A Taiwanese developer was indicted today over the partial collapse of a building that killed 14 people during an earthquake in February, prosecutors said.
The building’s architect and a civil engineer were also charged with causing death and injury by professional negligence, punishable by a maximum five-year jail term.
The lower floors of the 12-storey Yun Tsui residential building — which also housed a restaurant and hotel — pancaked when a 6.4-magnitude quake struck the tourist hotspot of Hualien on February 6.
A total of 17 people died across the eastern coastal town, 14 of them in the Yun Tsui building.
Developer Liu Ying-lin was unlicensed and did not have the necessary engineering qualifications but oversaw the building’s construction instead of contracting a professional firm, said Hualien District Prosecutors Office.

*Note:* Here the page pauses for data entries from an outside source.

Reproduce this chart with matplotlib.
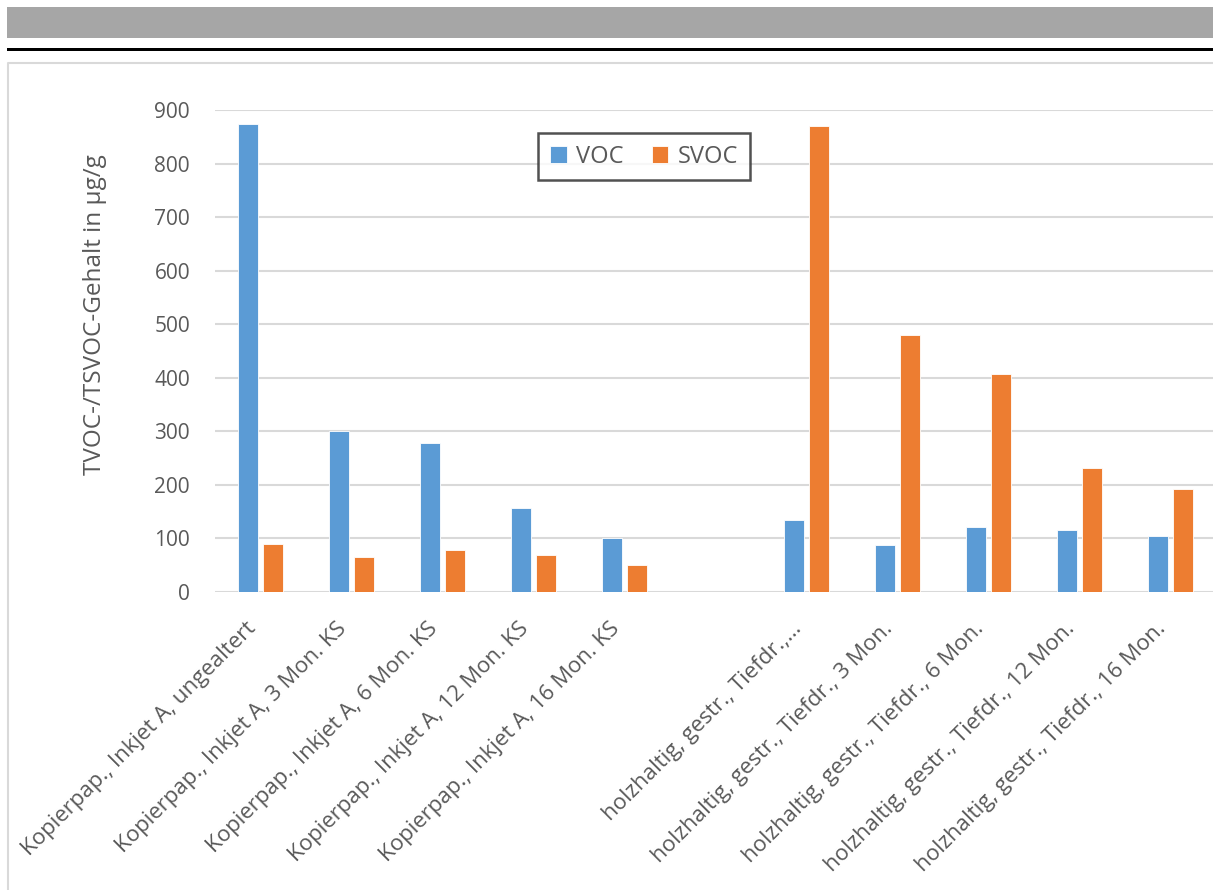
import numpy as np
import matplotlib
matplotlib.use("Agg")
import matplotlib.pyplot as plt
import matplotlib.transforms as mtransforms
from matplotlib.patches import Rectangle
from matplotlib.lines import Line2D

plt.rcParams['font.family'] = ['Open Sans', 'DejaVu Sans']

categories = [
    "Kopierpap., Inkjet A, ungealtert",
    "Kopierpap., Inkjet A, 3 Mon. KS",
    "Kopierpap., Inkjet A, 6 Mon. KS",
    "Kopierpap., Inkjet A, 12 Mon. KS",
    "Kopierpap., Inkjet A, 16 Mon. KS",
    "",
    "holzhaltig, gestr., Tiefdr.,…",
    "holzhaltig, gestr., Tiefdr., 3 Mon.",
    "holzhaltig, gestr., Tiefdr., 6 Mon.",
    "holzhaltig, gestr., Tiefdr., 12 Mon.",
    "holzhaltig, gestr., Tiefdr., 16 Mon.",
]
voc = [874, 300, 278, 157, 100, np.nan, 135, 88, 121, 115, 104]
svoc = [90, 65, 78, 69, 50, np.nan, 871, 479, 407, 231, 193]
yticks = [0, 100, 200, 300, 400, 500, 600, 700, 800, 900]

W, H = 1213, 890
fig = plt.figure(figsize=(W / 100, H / 100), dpi=100)

# header decorations
fig.add_artist(Rectangle((7 / W, 1 - 38 / H), 1 - 7 / W, 31 / H,
                         transform=fig.transFigure, facecolor='#a6a6a6', edgecolor='none'))
fig.add_artist(Rectangle((7 / W, 1 - 51 / H), 1 - 7 / W, 3.5 / H,
                         transform=fig.transFigure, facecolor='black', edgecolor='none'))
fig.add_artist(Line2D([8 / W, 8 / W, 1], [0, 1 - 63 / H, 1 - 63 / H],
                      transform=fig.transFigure, color='#d9d9d9', lw=1.5))

ax = fig.add_axes([215 / W, (H - 592) / H, 1 - 215 / W, (592 - 110) / H])

x = np.arange(len(categories))
w = 0.225
ax.bar(x - 0.14, voc, w, color='#5b9bd5', edgecolor='white', lw=0.6, label='VOC', zorder=3)
ax.bar(x + 0.14, svoc, w, color='#ed7d31', edgecolor='white', lw=0.6, label='SVOC', zorder=3)

ax.set_xlim(-0.5, -0.5 + (W - 215) / 91)
ax.set_ylim(0, 900)
ax.set_yticks(yticks)
ax.yaxis.grid(True, color='#d9d9d9', lw=1.5, zorder=0)
ax.set_axisbelow(True)
for s in ax.spines.values():
    s.set_visible(False)

ax.tick_params(axis='y', length=0, pad=18, labelsize=15, labelcolor='#595959')
ax.tick_params(axis='x', length=0, pad=19, labelsize=16, labelcolor='#595959')
ax.set_xticks(x)
ax.set_xticklabels(categories, rotation=45, ha='right', rotation_mode='anchor')
shift = mtransforms.ScaledTranslation(-0.15, 0, fig.dpi_scale_trans)
for lab in ax.get_xticklabels():
    lab.set_transform(lab.get_transform() + shift)

fig.text(95 / W, (H - 315) / H, "TVOC-/TSVOC-Gehalt in µg/g", rotation=90,
         ha='center', va='center', fontsize=17.5, color='#595959')

leg = ax.legend(loc='center', bbox_to_anchor=(0.43, 0.9035), ncol=2, fontsize=17,
                frameon=True, fancybox=False, handlelength=0.7, handleheight=0.7,
                handletextpad=0.4, columnspacing=1.2, borderpad=0.5)
leg.get_frame().set_edgecolor('#262626')
leg.get_frame().set_linewidth(1.8)
for t in leg.get_texts():
    t.set_color('#595959')

fig.savefig("out.png", dpi=100)
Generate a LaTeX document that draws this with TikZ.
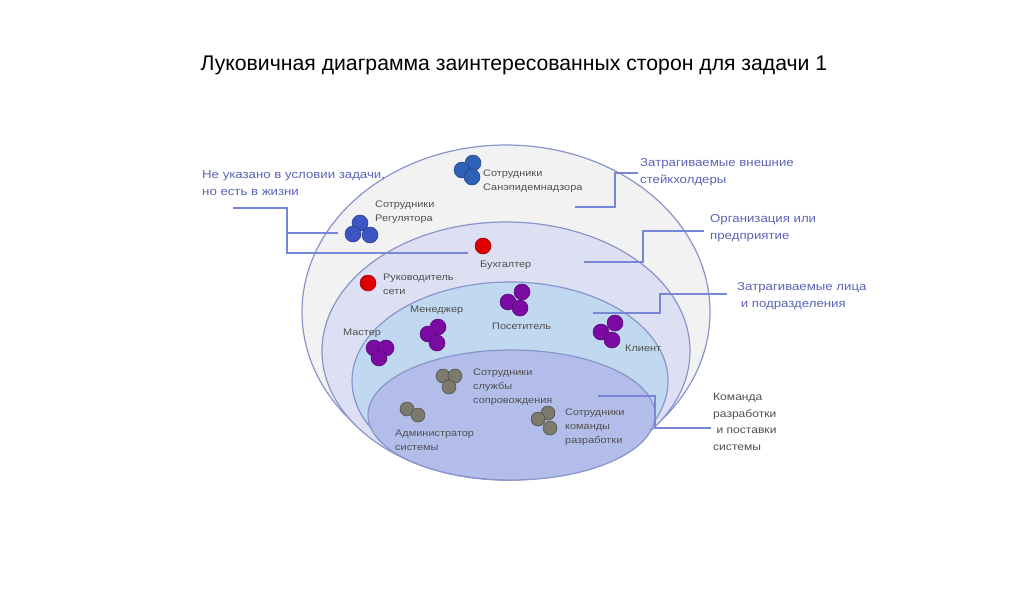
\documentclass[tikz,border=0pt]{standalone}
\usepackage{fontspec}
\setmainfont{Liberation Sans}
\newfontfamily\widefont[FakeStretch=1.15]{Liberation Sans}
\usepackage{xcolor}
\usepackage{tikz}
\usetikzlibrary{shapes.geometric}

\definecolor{outerfill}{HTML}{F2F2F2}
\definecolor{orgfill}{HTML}{DDE0F3}
\definecolor{pplfill}{HTML}{C0D8F0}
\definecolor{corefill}{HTML}{B3BDE9}
\definecolor{rim}{HTML}{8A94CC}
\definecolor{wire}{HTML}{7886D6}
\definecolor{notetext}{HTML}{5C64B4}
\definecolor{tagtext}{HTML}{505050}
\definecolor{sanblue}{HTML}{2F62B6}
\definecolor{regblue}{HTML}{3B55C3}
\definecolor{reddot}{HTML}{E00000}
\definecolor{purpledot}{HTML}{7A0AA2}
\definecolor{greydot}{HTML}{7C796D}

\begin{document}
\begin{tikzpicture}[x=1pt, y=-1pt,
		layer/.style={shape=ellipse, draw=rim, line width=1.2pt, inner sep=0pt, outer sep=0pt},
		callout/.style={draw=wire, line width=1.6pt},
		blob/.style={shape=circle, inner sep=0pt, minimum size=16pt, line width=0.5pt},
		tag/.style={anchor=west, inner sep=0pt, align=left, text=tagtext, font=\widefont\fontsize{9.5}{14}\selectfont},
		note/.style={anchor=west, inner sep=0pt, align=left, text=notetext, font=\widefont\fontsize{11.5}{16.5}\selectfont}]
			% Layers, callouts and stakeholders:
			\fill[white] (0,0) rectangle (1029,603);
			\useasboundingbox (0,0) rectangle (1029,603);
			\node[font=\fontsize{21.2}{24}\selectfont](N0) at (514,65){Луковичная диаграмма заинтересованных сторон для задачи 1};
			\node[layer, fill=outerfill, minimum width=408pt, minimum height=334pt](N1) at (506,312){};
			\node[layer, fill=orgfill, minimum width=368pt, minimum height=258pt](N2) at (506,351){};
			\node[layer, fill=pplfill, minimum width=316pt, minimum height=198pt](N3) at (510,381){};
			\node[layer, fill=corefill, minimum width=287pt, minimum height=130pt](N4) at (511.5,415){};
			\node[note](N5) at (202,183){Не указано в условии задачи,\\но есть в жизни};
			\node[note](N6) at (640,172){Затрагиваемые внешние\\стейкхолдеры};
			\node[note](N7) at (710,228){Организация или\\предприятие};
			\node[note](N8) at (737,296){Затрагиваемые лица\\\ и подразделения};
			\node[note, text=tagtext, font=\widefont\fontsize{10.5}{16.5}\selectfont](N9) at (713,422){Команда\\разработки\\\ и поставки\\системы};
			\coordinate (C1) at (233,208);
			\coordinate (C2) at (287,233);
			\coordinate (C3) at (338,233);
			\coordinate (C4) at (468,253);
			\draw[callout] (C1) -| (C2) |- (C4);
			\draw[callout] (C2) -- (C3);
			\coordinate (C5) at (575,207);
			\coordinate (C6) at (615,173);
			\coordinate (C7) at (638,173);
			\draw[callout] (C5) -| (C6) -- (C7);
			\coordinate (C8) at (584,262);
			\coordinate (C9) at (643,231);
			\coordinate (C10) at (704,231);
			\draw[callout] (C8) -| (C9) -- (C10);
			\coordinate (C11) at (593,313);
			\coordinate (C12) at (660,294);
			\coordinate (C13) at (727,294);
			\draw[callout] (C11) -| (C12) -- (C13);
			\coordinate (C14) at (598,396);
			\coordinate (C15) at (655,428);
			\coordinate (C16) at (711,428);
			\draw[callout] (C14) -| (C15) -- (C16);
			\node[blob, fill=sanblue, draw=sanblue!70!black](N10) at (473,163){};
			\node[blob, fill=sanblue, draw=sanblue!70!black](N11) at (462,170){};
			\node[blob, fill=sanblue, draw=sanblue!70!black](N12) at (472,177){};
			\node[tag](N13) at (483,181){Сотрудники\\Санэпидемнадзора};
			\node[blob, fill=regblue, draw=regblue!70!black](N14) at (360,223){};
			\node[blob, fill=regblue, draw=regblue!70!black](N15) at (353,234){};
			\node[blob, fill=regblue, draw=regblue!70!black](N16) at (370,235){};
			\node[tag](N17) at (375,212){Сотрудники\\Регулятора};
			\node[blob, fill=reddot, draw=reddot!60!black](N18) at (483,246){};
			\node[tag](N19) at (480,265){Бухгалтер};
			\node[blob, fill=reddot, draw=reddot!60!black](N20) at (368,283){};
			\node[tag](N21) at (383,284){Руководитель\\сети};
			\node[blob, fill=purpledot, draw=purpledot!70!black](N22) at (522,292){};
			\node[blob, fill=purpledot, draw=purpledot!70!black](N23) at (508,302){};
			\node[blob, fill=purpledot, draw=purpledot!70!black](N24) at (520,308){};
			\node[tag](N25) at (492,326){Посетитель};
			\node[blob, fill=purpledot, draw=purpledot!70!black](N26) at (438,327){};
			\node[blob, fill=purpledot, draw=purpledot!70!black](N27) at (428,334){};
			\node[blob, fill=purpledot, draw=purpledot!70!black](N28) at (437,343){};
			\node[tag](N29) at (410,310){Менеджер};
			\node[blob, fill=purpledot, draw=purpledot!70!black](N30) at (374,348){};
			\node[blob, fill=purpledot, draw=purpledot!70!black](N31) at (386,348){};
			\node[blob, fill=purpledot, draw=purpledot!70!black](N32) at (379,358){};
			\node[tag](N33) at (343,333){Мастер};
			\node[blob, fill=purpledot, draw=purpledot!70!black](N34) at (615,323){};
			\node[blob, fill=purpledot, draw=purpledot!70!black](N35) at (601,332){};
			\node[blob, fill=purpledot, draw=purpledot!70!black](N36) at (612,340){};
			\node[tag](N37) at (625,348){Клиент};
			\node[blob, fill=greydot, draw=greydot!60!black, minimum size=14pt](N38) at (443,376){};
			\node[blob, fill=greydot, draw=greydot!60!black, minimum size=14pt](N39) at (455,376){};
			\node[blob, fill=greydot, draw=greydot!60!black, minimum size=14pt](N40) at (449,387){};
			\node[tag](N41) at (473,387){Сотрудники\\службы\\сопровождения};
			\node[blob, fill=greydot, draw=greydot!60!black, minimum size=14pt](N42) at (407,409){};
			\node[blob, fill=greydot, draw=greydot!60!black, minimum size=14pt](N43) at (418,415){};
			\node[tag](N44) at (395,440){Администратор\\системы};
			\node[blob, fill=greydot, draw=greydot!60!black, minimum size=14pt](N45) at (548,413){};
			\node[blob, fill=greydot, draw=greydot!60!black, minimum size=14pt](N46) at (538,419){};
			\node[blob, fill=greydot, draw=greydot!60!black, minimum size=14pt](N47) at (550,428){};
			\node[tag](N48) at (565,427){Сотрудники\\команды\\разработки};
		\end{tikzpicture}
\end{document}
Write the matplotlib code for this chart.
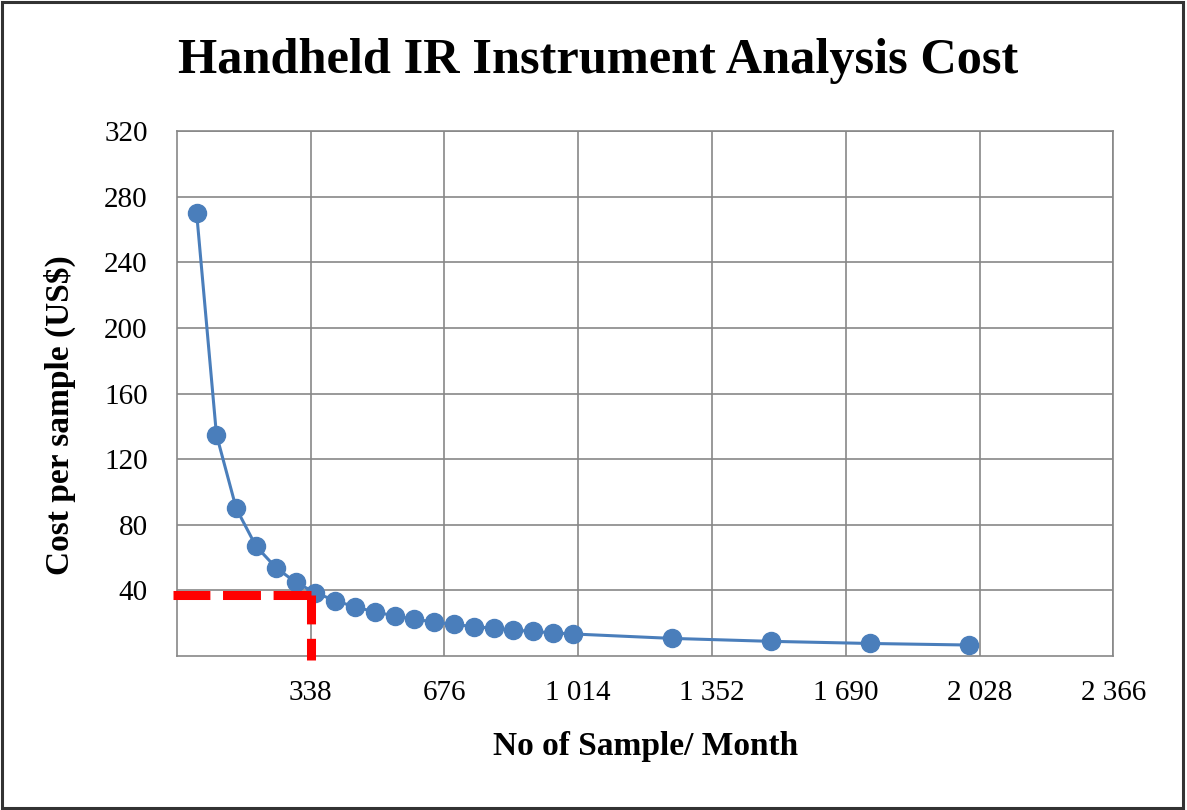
import matplotlib.pyplot as plt
from matplotlib.patches import Rectangle

# dados
amostras = [50, 100, 150, 200, 250, 300, 350, 400, 450, 500, 550, 600, 650,
            700, 750, 800, 850, 900, 950, 1000, 1250, 1500, 1750, 2000]
custo = [270, 135, 90, 67, 54, 45, 38.6, 33.8, 30, 27, 24.5, 22.5, 20.8,
         19.3, 18, 16.9, 15.9, 15, 14.2, 13.5, 10.8, 9, 7.7, 6.75]
x_ticks = [338, 676, 1014, 1352, 1690, 2028, 2366]
y_ticks = [40, 80, 120, 160, 200, 240, 280, 320]
ref_x = 338
ref_y = 37

plt.rcParams['font.family'] = ['Liberation Serif', 'DejaVu Serif']

fig = plt.figure(figsize=(11.87, 8.10), dpi=100)
ax = fig.add_axes([0.149, 0.190, 0.789, 0.648])

ax.plot(amostras, custo, color='#4A7EBB', lw=2.2, marker='o', markersize=13,
        markerfacecolor='#4A7EBB', markeredgecolor='#4A7EBB', zorder=3)

# linhas de referencia vermelhas (a partir do canto)
ax.plot([ref_x, -10], [ref_y, ref_y], color='#FF0000', lw=6.5, ls=(0, (4.2, 1.4)),
        solid_capstyle='butt', clip_on=False, zorder=4)
ax.plot([ref_x, ref_x], [ref_y, -2.5], color='#FF0000', lw=6.5, ls=(0, (3.2, 1.6)),
        solid_capstyle='butt', clip_on=False, zorder=4)

ax.set_xlim(0, 2366)
ax.set_ylim(0, 320)
ax.set_xticks(x_ticks)
ax.set_yticks(y_ticks)
ax.set_xticklabels([f'{v:,}'.replace(',', ' ') for v in x_ticks])
ax.set_yticklabels([str(v) for v in y_ticks])
ax.tick_params(length=0, labelsize=21)
ax.tick_params(axis='x', pad=17)
ax.tick_params(axis='y', pad=21)
ax.grid(True, color='#878787', lw=1.2)
ax.set_axisbelow(True)
for s in ax.spines.values():
    s.set_color('#878787')
    s.set_linewidth(1.2)

ax.set_xlabel('No of Sample/ Month', fontsize=24, fontweight='bold', labelpad=18)
ax.set_ylabel('Cost per sample (US$)', fontsize=24, fontweight='bold', labelpad=14)
ax.yaxis.set_label_coords(-0.108, 0.46)
fig.text(0.504, 0.925, 'Handheld IR Instrument Analysis Cost', ha='center', va='center',
         fontsize=36.3, fontweight='bold')

# moldura
fig.patches.append(Rectangle((0.002, 0.003), 0.995, 0.994, transform=fig.transFigure,
                             fill=False, edgecolor='#333333', lw=2.2))

fig.savefig('out.png', dpi=100)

“Yun Tsui building collapsed within eight seconds of the earthquake… due to serious flaws in design, supervision and construction,” said Wang Yi-jen, a spokesman for the office.
The flaws included inadequate pillars and reinforcing steel that significantly weakened the building’s seismic capacity, he added.
Despite its comparative wealth and a reputation for cutting-edge technology, Taiwan still often sees deadly building collapses during quakes.
The Hualien quake came exactly two years to the day after a similar sized tremor struck the western city of Tainan, killing 117 people — most in a single apartment block which tumbled.
Five people were later found guilty over the disaster, including the developer and two architects, for building an inadequate structure.
The island’s worst tremor in recent decades was a 7.6-magnitude quake in September 1999 that killed around 2,400 people.
That quake ushered in stricter building codes but many of Taiwan’s older buildings remain perilously vulnerable to even moderate quakes.